Sie sei selten so in schallendes Gelächter ausgebrochen, wie bei diesem Text von Mara Genschel. Darüber hinaus sei der Text auch sehr genau gearbeitet, er komme von ganz woanders her als die Texte, die man sonst in Klagenfurt habe. Laut Wilke sei es kein Text, indem es auf der Ebene um das Gefühl gehe und den Ausdruck eines Individuums gehe. Es gehe um den Versuch, durch die Arbeit mit Zeichen und Zeichenzusammenhängen, in ein Gespräch zu kommen. Es mache ihr unglaublich Spaß, dieses Spiel mitzuspielen.

Kastberger amüsierte sich

Klaus Kastberger irritierte die Angst, Teil des Spiels zu sein. Es sei nicht der erste Text, der „quasi eine Klagenfurt-Referenz auf sich selber setzt“. Durch die Nennung der Bachmannpreis-Mitbewerberinnen bekomme der Text eine andere Dimension. Der Text setze sich in Konkurrenz zu seinen Konkurrenten, er prognostiziere auch, dass es lyrische Texte geben werde. Der Text mache sich zu einem Teil des Ganzen, was dieser Tage in Klagenfurt passiere. Die Strategie, den Bachmann-Preis selbst zum Thema zu machen, sei eine sehr erfolgreiche Strategie.

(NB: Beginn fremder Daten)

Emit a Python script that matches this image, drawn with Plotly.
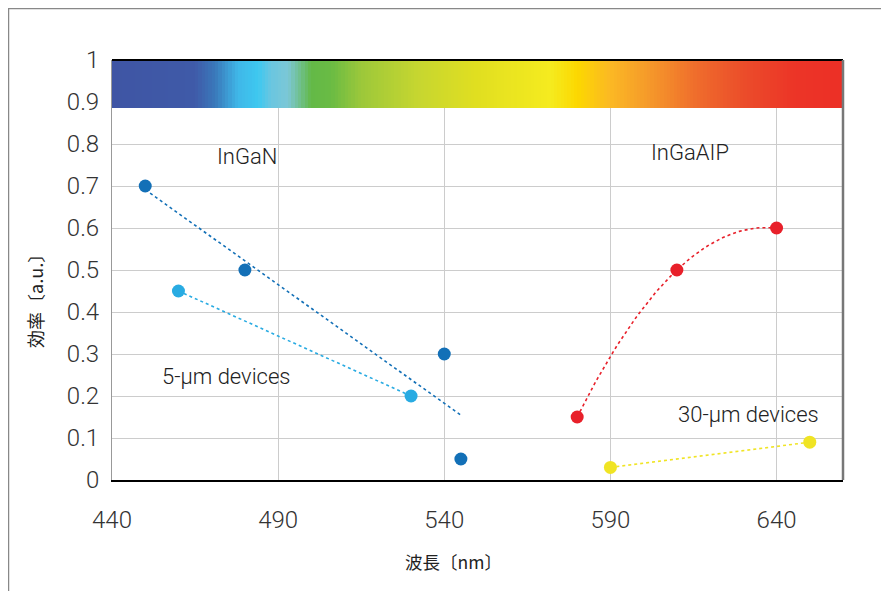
import numpy as np
import plotly.graph_objects as go

# ---- data ----
ingan_x = [450, 480, 540, 545]
ingan_y = [0.70, 0.50, 0.30, 0.05]
ingan5_x = [460, 530]
ingan5_y = [0.45, 0.20]
ingaalp_x = [580, 610, 640]
ingaalp_y = [0.15, 0.50, 0.60]
ingaalp30_x = [590, 650]
ingaalp30_y = [0.03, 0.09]

x_ticks = [440, 490, 540, 590, 640]
y_ticks = [0, 0.1, 0.2, 0.3, 0.4, 0.5, 0.6, 0.7, 0.8, 0.9, 1]
y_tick_labels = ["0", "0.1", "0.2", "0.3", "0.4", "0.5", "0.6", "0.7", "0.8", "0.9", "1"]

# spectrum strip (wavelength stops and colours)
spec_wl = [440, 465, 471, 478, 484, 488, 493, 500, 506, 515, 532, 550, 572, 580, 590, 602, 616, 631, 645, 660]
spec_col = ["#3f55a4", "#3f5aa8", "#3a78ba", "#3fb8e8", "#3ec8f0", "#6ac6e0", "#7cc7d6", "#63b947",
            "#6abb44", "#9cc83a", "#c6d630", "#e1df20", "#f5eb1f", "#fcd800", "#fbb824", "#f5982a",
            "#ef6c2c", "#eb4b2a", "#ec3527", "#ec2f26"]
strip_y = [0.886, 1.0]

fig = go.Figure()

# spectrum strip as a heatmap
edges = list(np.linspace(440, 660, 221))
centers = [(a + b) / 2 for a, b in zip(edges[:-1], edges[1:])]
cs = [[(w - 440) / 220, c] for w, c in zip(spec_wl, spec_col)]
fig.add_trace(go.Heatmap(x=edges, y=strip_y, z=[centers], colorscale=cs, zmin=440, zmax=660,
                         showscale=False, hoverinfo="skip"))

def add_fit(xs, ys, deg, color, x0, x1):
    p = np.polyfit(xs, ys, deg)
    xx = np.linspace(x0, x1, 60)
    fig.add_trace(go.Scatter(x=xx, y=np.polyval(p, xx), mode="lines",
                             line=dict(color=color, width=1.6, dash="dot"),
                             hoverinfo="skip", showlegend=False))

add_fit(ingan_x, ingan_y, 1, "#1370b7", min(ingan_x), max(ingan_x))
add_fit(ingan5_x, ingan5_y, 1, "#29abe2", min(ingan5_x), max(ingan5_x))
add_fit(ingaalp_x, ingaalp_y, 2, "#e8202a", min(ingaalp_x), max(ingaalp_x))
add_fit(ingaalp30_x, ingaalp30_y, 1, "#f0e424", min(ingaalp30_x), max(ingaalp30_x))

def add_pts(xs, ys, color):
    fig.add_trace(go.Scatter(x=xs, y=ys, mode="markers",
                             marker=dict(color=color, size=13, line=dict(width=0)),
                             showlegend=False))

add_pts(ingan_x, ingan_y, "#1370b7")
add_pts(ingan5_x, ingan5_y, "#29abe2")
add_pts(ingaalp_x, ingaalp_y, "#e8202a")
add_pts(ingaalp30_x, ingaalp30_y, "#f0e424")

latin = "Roboto, Noto Sans, sans-serif"
cjk = "Noto Sans CJK JP, Noto Sans, sans-serif"
ann_font = dict(family=latin, size=22, color="#222222", weight=300)
for txt, x, y in [("InGaN", 480.5, 0.77), ("InGaAIP", 614, 0.78),
                  ("5-µm devices", 474.5, 0.247), ("30-µm devices", 631.5, 0.157)]:
    fig.add_annotation(x=x, y=y, text=txt, showarrow=False, font=ann_font,
                       xanchor="center", yanchor="middle")

# axis titles
fig.add_annotation(xref="paper", yref="paper", x=0.4665, y=-0.193, text="波長〔nm〕",
                   xanchor="center", yanchor="middle",
                   showarrow=False, font=dict(family=cjk, size=17.5, color="#222222"))
fig.add_annotation(xref="paper", yref="paper", x=-0.1053, y=0.436, text="効率〔a.u.〕",
                   xanchor="center", yanchor="middle",
                   textangle=-90, showarrow=False, font=dict(family=cjk, size=18, color="#222222"))

# frame lines
fig.add_shape(type="line", xref="paper", yref="paper", x0=0, x1=1, y0=1, y1=1,
              line=dict(color="#000000", width=2))
fig.add_shape(type="line", xref="paper", yref="paper", x0=1, x1=1, y0=0, y1=1,
              line=dict(color="#777777", width=2.5))
# outer border (page frame)
fig.add_shape(type="path", xref="paper", yref="paper",
              path="M -0.1416 -0.3 L -0.1416 1.1226 L 1.1 1.1226",
              line=dict(color="#888888", width=1.5))

fig.update_layout(
    width=889, height=591,
    margin=dict(l=104, r=54, t=52, b=119),
    paper_bgcolor="white", plot_bgcolor="white",
    font=dict(family=latin, color="#222222"),
    showlegend=False,
    xaxis=dict(range=[440, 660], tickvals=x_ticks, ticktext=[str(v) for v in x_ticks],
               showgrid=True, gridcolor="#cccccc", gridwidth=1.2, zeroline=False,
               showline=True, linecolor="#000000", linewidth=2, ticks="",
               tickfont=dict(family=latin, size=24, color="#333333", weight=300), ticklabelstandoff=17),
    yaxis=dict(range=[0, 1], tickvals=y_ticks, ticktext=y_tick_labels,
               showgrid=True, gridcolor="#cccccc", gridwidth=1.2, zeroline=False,
               showline=True, linecolor="#999999", linewidth=1, ticks="",
               tickfont=dict(family=latin, size=24, color="#333333", weight=300), ticklabelstandoff=7),
)

fig.write_html("out.html")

Jene Texte hätten eine große Chance, hier zu gewinnen. Kastberger sagte, er habe das Gefühl, dass der Text zum Ende hin zu lang werde. Bislang sei es aber der lustigste Text gewesen, das zeigte sich auch an der Reaktion des Publikums, bis auf Philipp Tingler hätten sich alle köstlich amüsiert, so Kastberger.

TddL 2022 Genschel zu Tingler bei Jury-Diskussion

Schlagabtausch zwischen Autorin und Philipp Tingler

Insa Wilke sprach dann auch noch Mara Genschel selbst an, ob sie etwas sagen wolle, weil sie unruhig wirke. Wilke sagte, sie finde es super interessant, dass Philipp Tingler die Performance nicht gut fand.

Genschel antwortete, sie habe nie behauptet, dass es eine Performance sei. „Das sagen doch Sie“, so Genschel an Tingler. Das sage er aber nicht allein, sondern alle Mitglieder der Jury, so Tingler. „Es sei nichts anderes als ein Style, ich habe nichts anderes gemacht, als mich schick zu machen und zu lesen“, erwiderte Genschel unter Applaus des Publikums. Tingler fragte sich, warum Genschel ihn anspreche, wahrscheinlich, weil er das albern finde. Schlusswort von Tingler: „Ich habe jetzt keine Lust mehr“.